------ EXERCISE INPUTS ------
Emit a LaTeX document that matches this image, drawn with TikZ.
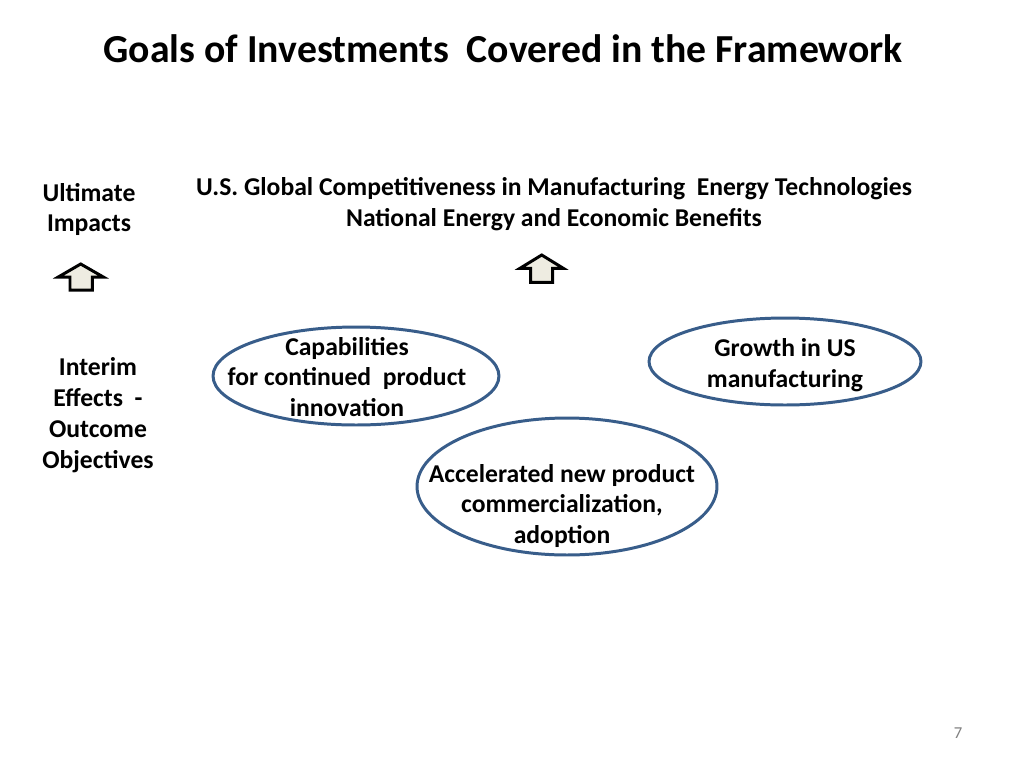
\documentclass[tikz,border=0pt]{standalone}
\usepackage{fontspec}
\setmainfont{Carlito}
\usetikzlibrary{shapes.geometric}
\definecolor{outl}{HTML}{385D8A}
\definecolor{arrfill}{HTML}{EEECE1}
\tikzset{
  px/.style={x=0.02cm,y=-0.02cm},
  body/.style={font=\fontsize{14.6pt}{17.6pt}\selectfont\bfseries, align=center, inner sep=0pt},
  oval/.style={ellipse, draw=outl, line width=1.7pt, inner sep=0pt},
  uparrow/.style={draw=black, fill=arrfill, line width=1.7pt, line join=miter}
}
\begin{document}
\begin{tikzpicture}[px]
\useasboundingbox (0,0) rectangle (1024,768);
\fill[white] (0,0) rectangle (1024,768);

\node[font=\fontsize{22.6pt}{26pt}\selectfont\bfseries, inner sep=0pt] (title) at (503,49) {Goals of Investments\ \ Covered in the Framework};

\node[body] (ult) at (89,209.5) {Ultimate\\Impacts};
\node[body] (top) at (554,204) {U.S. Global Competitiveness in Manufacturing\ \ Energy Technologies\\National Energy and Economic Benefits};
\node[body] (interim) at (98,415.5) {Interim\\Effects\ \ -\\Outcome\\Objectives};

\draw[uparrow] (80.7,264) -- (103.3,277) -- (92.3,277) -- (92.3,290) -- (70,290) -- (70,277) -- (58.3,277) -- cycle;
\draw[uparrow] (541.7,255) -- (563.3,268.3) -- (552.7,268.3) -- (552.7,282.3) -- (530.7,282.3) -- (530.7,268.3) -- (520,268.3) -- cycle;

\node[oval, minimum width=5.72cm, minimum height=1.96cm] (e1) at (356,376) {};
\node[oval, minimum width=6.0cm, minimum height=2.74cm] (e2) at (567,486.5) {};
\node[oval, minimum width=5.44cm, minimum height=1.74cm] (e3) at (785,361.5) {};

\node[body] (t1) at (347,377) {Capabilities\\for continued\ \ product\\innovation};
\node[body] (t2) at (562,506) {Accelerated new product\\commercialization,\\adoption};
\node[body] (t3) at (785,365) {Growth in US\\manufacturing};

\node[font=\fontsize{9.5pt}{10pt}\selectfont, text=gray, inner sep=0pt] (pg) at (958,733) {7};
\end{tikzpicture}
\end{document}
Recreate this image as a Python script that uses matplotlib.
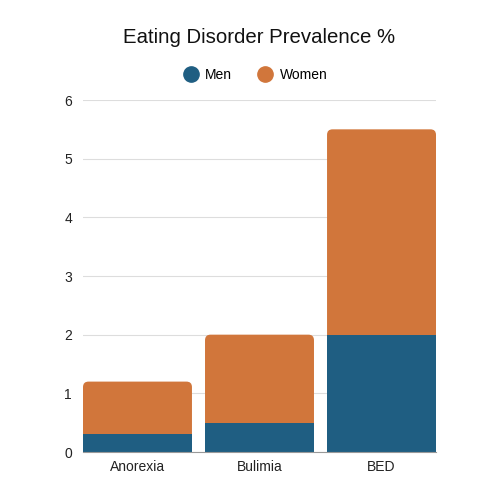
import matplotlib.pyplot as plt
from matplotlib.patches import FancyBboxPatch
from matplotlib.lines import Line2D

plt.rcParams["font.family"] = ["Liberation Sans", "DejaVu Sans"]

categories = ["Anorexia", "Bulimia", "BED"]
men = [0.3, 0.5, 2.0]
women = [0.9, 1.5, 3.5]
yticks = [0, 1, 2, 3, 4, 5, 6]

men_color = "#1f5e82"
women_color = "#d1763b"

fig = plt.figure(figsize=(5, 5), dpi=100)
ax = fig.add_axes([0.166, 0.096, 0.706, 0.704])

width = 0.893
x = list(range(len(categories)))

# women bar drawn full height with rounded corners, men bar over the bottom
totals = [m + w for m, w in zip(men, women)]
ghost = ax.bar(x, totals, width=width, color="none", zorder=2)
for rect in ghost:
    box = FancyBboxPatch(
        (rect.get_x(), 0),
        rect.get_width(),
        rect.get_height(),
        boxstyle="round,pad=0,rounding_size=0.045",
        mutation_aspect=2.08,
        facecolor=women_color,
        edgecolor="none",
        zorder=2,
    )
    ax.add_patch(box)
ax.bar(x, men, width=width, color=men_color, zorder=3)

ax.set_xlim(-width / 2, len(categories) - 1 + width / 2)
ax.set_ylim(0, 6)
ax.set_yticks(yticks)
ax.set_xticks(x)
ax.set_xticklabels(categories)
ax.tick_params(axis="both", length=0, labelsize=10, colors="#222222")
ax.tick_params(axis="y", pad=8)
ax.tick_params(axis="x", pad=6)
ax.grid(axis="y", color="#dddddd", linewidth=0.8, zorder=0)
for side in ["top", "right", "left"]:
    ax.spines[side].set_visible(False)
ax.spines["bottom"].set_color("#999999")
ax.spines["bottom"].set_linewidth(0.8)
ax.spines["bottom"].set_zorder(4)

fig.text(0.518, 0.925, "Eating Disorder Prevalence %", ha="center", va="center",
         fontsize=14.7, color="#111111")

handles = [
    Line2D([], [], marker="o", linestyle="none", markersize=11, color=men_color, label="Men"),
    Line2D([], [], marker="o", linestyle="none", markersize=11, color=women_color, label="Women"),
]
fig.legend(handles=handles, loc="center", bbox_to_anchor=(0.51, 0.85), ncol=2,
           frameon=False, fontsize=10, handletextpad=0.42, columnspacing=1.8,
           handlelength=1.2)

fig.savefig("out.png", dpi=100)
------
PROMPT » Exactly reproduce the run of lines from the start of the listing through the line with "(interim) at (98,415.5)", inclusive; pictures are not copied.

RESPONSE TO THIS EXERCISE »
Emit a LaTeX document that matches this image, drawn with TikZ.
\documentclass[tikz,border=0pt]{standalone}
\usepackage{fontspec}
\setmainfont{Carlito}
\usetikzlibrary{shapes.geometric}
\definecolor{outl}{HTML}{385D8A}
\definecolor{arrfill}{HTML}{EEECE1}
\tikzset{
  px/.style={x=0.02cm,y=-0.02cm},
  body/.style={font=\fontsize{14.6pt}{17.6pt}\selectfont\bfseries, align=center, inner sep=0pt},
  oval/.style={ellipse, draw=outl, line width=1.7pt, inner sep=0pt},
  uparrow/.style={draw=black, fill=arrfill, line width=1.7pt, line join=miter}
}
\begin{document}
\begin{tikzpicture}[px]
\useasboundingbox (0,0) rectangle (1024,768);
\fill[white] (0,0) rectangle (1024,768);

\node[font=\fontsize{22.6pt}{26pt}\selectfont\bfseries, inner sep=0pt] (title) at (503,49) {Goals of Investments\ \ Covered in the Framework};

\node[body] (ult) at (89,209.5) {Ultimate\\Impacts};
\node[body] (top) at (554,204) {U.S. Global Competitiveness in Manufacturing\ \ Energy Technologies\\National Energy and Economic Benefits};
\node[body] (interim) at (98,415.5) {Interim\\Effects\ \ -\\Outcome\\Objectives};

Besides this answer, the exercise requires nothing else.